* [Task statement] Search the material below for the string "Give" and list each line that holds it.

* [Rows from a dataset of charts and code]

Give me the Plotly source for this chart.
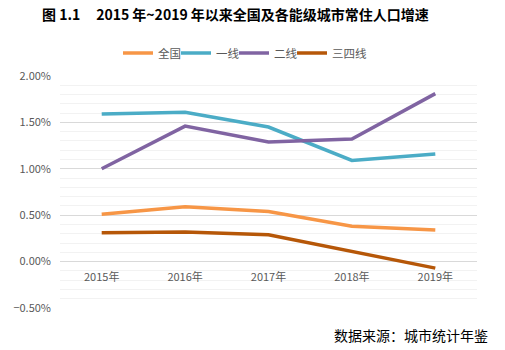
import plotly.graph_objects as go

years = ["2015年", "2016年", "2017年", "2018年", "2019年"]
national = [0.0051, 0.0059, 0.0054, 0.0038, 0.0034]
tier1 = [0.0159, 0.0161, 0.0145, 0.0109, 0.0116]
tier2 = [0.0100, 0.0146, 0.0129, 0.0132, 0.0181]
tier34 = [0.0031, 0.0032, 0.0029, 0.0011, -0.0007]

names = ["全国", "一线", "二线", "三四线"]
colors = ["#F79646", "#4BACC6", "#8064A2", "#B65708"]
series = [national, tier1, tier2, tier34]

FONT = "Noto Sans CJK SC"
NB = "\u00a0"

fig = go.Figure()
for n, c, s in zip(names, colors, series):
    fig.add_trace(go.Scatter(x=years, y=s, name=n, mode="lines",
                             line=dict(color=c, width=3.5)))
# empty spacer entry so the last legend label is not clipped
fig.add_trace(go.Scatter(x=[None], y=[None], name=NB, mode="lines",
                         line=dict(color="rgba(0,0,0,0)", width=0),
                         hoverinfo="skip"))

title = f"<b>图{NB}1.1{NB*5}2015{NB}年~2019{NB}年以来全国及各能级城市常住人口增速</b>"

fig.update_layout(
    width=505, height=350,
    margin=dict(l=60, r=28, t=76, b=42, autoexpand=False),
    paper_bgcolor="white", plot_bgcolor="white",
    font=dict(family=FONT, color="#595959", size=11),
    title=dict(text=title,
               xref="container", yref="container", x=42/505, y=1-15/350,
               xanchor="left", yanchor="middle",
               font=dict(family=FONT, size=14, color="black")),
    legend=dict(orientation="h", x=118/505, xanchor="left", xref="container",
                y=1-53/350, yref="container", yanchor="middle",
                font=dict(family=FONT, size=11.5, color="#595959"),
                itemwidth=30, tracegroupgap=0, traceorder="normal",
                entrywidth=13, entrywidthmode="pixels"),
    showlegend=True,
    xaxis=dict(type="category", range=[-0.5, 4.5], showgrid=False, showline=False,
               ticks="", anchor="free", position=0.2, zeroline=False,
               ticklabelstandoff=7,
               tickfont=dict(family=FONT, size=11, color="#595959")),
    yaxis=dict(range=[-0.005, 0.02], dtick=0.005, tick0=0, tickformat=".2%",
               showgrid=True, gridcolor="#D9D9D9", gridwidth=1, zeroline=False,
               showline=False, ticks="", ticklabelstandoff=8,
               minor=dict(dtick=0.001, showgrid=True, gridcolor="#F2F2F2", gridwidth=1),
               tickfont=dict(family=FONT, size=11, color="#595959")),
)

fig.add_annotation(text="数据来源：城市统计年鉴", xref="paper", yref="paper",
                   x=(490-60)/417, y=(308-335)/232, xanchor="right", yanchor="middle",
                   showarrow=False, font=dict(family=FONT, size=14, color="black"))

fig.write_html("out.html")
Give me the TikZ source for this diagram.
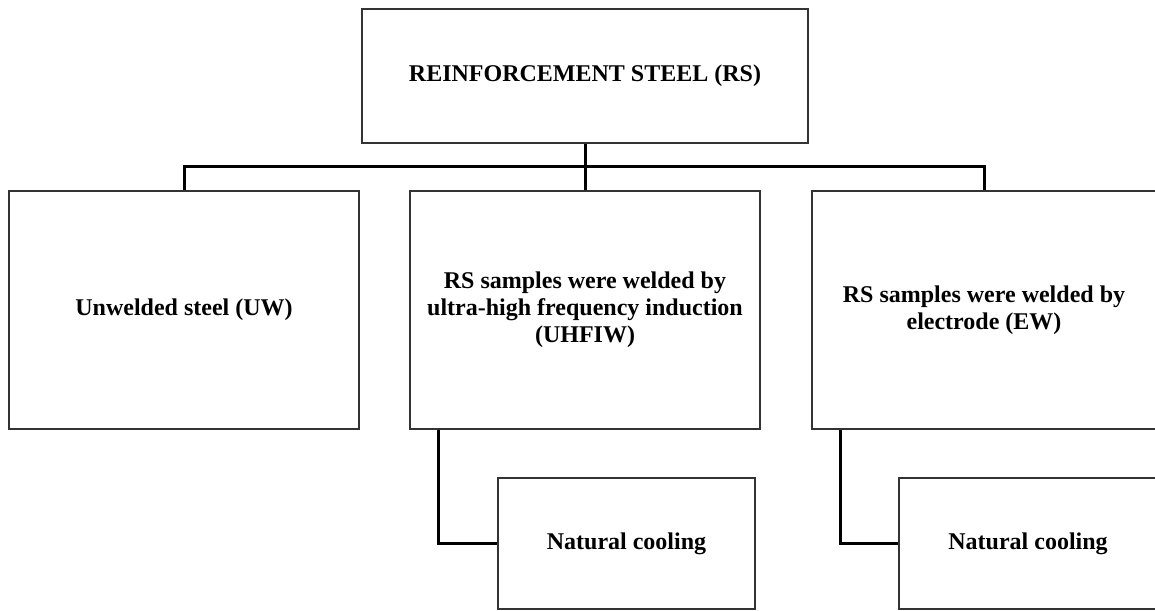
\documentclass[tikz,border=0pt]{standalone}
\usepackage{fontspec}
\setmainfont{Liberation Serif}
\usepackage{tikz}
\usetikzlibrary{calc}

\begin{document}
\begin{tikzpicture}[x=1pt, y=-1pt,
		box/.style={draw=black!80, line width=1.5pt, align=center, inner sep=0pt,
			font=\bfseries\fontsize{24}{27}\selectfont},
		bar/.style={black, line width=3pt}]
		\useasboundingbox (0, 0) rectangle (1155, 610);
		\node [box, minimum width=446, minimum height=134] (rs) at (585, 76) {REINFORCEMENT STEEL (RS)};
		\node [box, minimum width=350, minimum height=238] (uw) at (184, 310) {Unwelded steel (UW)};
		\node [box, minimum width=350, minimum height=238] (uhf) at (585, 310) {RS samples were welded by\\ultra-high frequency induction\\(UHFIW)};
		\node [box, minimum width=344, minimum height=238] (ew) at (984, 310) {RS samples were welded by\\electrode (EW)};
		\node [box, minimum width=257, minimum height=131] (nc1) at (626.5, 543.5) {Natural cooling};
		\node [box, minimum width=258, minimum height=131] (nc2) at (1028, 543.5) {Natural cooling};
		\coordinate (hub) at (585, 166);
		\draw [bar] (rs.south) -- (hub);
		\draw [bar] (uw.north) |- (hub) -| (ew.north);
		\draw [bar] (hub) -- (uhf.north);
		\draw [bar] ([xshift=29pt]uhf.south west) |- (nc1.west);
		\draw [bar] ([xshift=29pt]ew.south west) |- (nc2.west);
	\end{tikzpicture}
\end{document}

* [Result of this task]
Give me the Plotly source for this chart.
Give me the TikZ source for this diagram.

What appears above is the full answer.